## The exercise
Exactly the lines from the start of the data below through the line that contains "Y_TICKS = [70, 80, 90, 100, 110, 120, 130]" are to be copied, with pictures left out.

## Information supplied

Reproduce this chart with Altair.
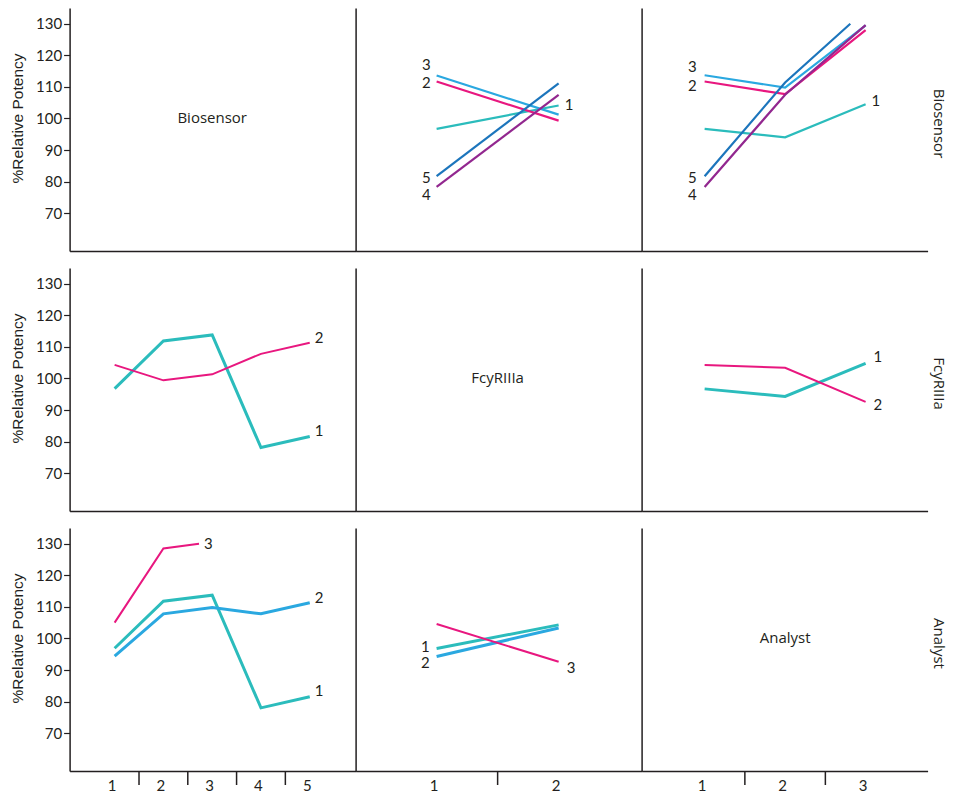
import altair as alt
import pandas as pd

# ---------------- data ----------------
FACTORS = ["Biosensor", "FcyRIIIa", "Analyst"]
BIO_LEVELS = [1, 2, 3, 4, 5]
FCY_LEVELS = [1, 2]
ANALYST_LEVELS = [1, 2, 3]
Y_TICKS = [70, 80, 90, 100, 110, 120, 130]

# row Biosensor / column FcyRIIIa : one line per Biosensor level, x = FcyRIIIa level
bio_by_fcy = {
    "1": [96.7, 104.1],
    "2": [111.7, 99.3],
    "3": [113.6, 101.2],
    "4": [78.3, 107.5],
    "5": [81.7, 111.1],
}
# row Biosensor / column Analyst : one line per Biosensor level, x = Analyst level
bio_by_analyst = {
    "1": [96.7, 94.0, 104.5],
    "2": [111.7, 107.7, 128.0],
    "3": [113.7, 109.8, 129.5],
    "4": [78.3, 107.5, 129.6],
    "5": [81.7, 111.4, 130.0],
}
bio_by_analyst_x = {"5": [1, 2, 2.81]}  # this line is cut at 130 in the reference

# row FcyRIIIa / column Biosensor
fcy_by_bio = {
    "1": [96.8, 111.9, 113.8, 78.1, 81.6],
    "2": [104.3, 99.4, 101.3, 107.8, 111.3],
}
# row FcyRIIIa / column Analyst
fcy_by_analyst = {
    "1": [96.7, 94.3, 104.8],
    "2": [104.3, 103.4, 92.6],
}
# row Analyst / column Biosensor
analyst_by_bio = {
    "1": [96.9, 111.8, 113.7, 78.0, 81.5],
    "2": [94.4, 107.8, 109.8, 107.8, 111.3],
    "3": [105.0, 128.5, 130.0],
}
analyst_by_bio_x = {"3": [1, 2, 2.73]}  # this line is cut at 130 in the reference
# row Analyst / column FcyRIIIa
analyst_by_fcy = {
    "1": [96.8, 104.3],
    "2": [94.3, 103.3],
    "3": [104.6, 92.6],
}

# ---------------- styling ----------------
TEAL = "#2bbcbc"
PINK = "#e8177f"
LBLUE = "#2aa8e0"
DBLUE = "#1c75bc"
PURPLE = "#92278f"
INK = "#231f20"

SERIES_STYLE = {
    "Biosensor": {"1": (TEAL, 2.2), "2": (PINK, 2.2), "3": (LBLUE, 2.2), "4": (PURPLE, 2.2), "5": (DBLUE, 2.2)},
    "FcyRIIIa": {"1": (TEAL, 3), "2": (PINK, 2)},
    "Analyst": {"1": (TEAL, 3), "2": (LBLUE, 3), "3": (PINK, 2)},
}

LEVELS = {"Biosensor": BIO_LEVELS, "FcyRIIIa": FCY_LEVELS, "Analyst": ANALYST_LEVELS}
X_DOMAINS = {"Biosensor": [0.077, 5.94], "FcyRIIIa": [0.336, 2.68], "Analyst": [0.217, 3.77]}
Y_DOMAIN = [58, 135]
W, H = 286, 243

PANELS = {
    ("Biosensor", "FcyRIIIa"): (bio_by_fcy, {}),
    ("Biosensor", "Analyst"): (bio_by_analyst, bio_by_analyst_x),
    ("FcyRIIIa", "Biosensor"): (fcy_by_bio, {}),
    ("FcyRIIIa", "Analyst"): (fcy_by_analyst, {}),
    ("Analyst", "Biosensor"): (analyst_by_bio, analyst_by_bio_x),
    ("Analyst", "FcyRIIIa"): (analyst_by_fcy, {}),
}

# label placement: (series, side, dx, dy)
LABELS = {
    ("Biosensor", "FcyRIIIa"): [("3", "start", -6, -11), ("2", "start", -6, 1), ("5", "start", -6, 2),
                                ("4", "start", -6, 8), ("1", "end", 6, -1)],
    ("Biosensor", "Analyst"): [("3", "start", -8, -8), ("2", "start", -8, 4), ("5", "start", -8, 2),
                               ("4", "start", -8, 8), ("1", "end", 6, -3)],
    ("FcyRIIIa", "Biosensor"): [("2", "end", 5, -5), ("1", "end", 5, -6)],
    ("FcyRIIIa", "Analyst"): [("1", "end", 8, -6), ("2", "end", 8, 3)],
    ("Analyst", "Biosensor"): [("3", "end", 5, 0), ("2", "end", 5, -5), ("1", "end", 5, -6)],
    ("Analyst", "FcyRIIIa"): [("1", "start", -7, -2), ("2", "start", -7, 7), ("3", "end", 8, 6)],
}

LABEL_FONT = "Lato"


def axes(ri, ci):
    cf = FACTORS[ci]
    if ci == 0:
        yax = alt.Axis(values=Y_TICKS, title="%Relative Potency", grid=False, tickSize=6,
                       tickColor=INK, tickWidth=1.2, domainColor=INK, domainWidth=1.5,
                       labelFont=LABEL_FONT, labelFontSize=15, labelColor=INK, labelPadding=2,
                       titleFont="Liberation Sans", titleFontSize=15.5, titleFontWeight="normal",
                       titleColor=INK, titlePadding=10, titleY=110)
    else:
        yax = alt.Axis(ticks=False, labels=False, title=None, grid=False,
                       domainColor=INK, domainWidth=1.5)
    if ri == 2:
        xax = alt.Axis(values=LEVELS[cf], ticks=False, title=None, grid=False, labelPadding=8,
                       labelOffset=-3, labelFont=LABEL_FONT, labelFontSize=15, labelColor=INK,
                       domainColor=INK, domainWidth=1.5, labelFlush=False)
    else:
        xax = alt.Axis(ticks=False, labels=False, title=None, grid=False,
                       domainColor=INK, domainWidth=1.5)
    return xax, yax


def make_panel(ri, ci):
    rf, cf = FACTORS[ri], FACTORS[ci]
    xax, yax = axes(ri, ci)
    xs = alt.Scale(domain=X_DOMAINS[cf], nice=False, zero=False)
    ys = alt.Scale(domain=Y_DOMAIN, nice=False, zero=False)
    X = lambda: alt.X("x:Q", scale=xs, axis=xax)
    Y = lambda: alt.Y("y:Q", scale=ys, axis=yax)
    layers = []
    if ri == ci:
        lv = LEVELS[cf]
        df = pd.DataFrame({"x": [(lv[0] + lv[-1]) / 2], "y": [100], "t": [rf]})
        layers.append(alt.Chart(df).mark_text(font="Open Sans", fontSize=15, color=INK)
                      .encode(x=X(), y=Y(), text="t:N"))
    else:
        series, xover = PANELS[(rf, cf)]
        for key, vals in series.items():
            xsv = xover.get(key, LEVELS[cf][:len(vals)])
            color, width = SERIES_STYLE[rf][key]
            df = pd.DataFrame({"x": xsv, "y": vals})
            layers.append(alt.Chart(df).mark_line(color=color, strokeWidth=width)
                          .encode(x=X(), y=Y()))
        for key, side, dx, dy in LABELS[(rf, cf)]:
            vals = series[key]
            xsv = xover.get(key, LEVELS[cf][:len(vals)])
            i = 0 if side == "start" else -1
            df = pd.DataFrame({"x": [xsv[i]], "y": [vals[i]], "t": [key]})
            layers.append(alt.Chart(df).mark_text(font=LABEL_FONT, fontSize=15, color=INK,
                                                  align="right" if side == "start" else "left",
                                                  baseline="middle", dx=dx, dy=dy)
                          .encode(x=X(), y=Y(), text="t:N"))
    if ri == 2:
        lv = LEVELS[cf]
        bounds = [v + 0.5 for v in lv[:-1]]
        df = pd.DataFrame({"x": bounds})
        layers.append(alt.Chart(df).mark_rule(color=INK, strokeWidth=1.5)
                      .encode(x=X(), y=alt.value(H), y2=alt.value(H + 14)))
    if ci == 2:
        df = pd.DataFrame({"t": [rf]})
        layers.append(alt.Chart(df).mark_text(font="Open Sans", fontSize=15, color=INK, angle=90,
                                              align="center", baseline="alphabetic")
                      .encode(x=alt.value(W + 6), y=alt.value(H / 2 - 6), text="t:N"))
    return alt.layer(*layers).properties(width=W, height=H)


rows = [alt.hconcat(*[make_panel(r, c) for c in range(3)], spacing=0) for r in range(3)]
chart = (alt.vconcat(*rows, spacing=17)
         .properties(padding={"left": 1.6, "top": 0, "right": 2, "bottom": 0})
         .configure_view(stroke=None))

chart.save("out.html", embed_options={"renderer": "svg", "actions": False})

## Written answer
Reproduce this chart with Altair.
import altair as alt
import pandas as pd

# ---------------- data ----------------
FACTORS = ["Biosensor", "FcyRIIIa", "Analyst"]
BIO_LEVELS = [1, 2, 3, 4, 5]
FCY_LEVELS = [1, 2]
ANALYST_LEVELS = [1, 2, 3]
Y_TICKS = [70, 80, 90, 100, 110, 120, 130]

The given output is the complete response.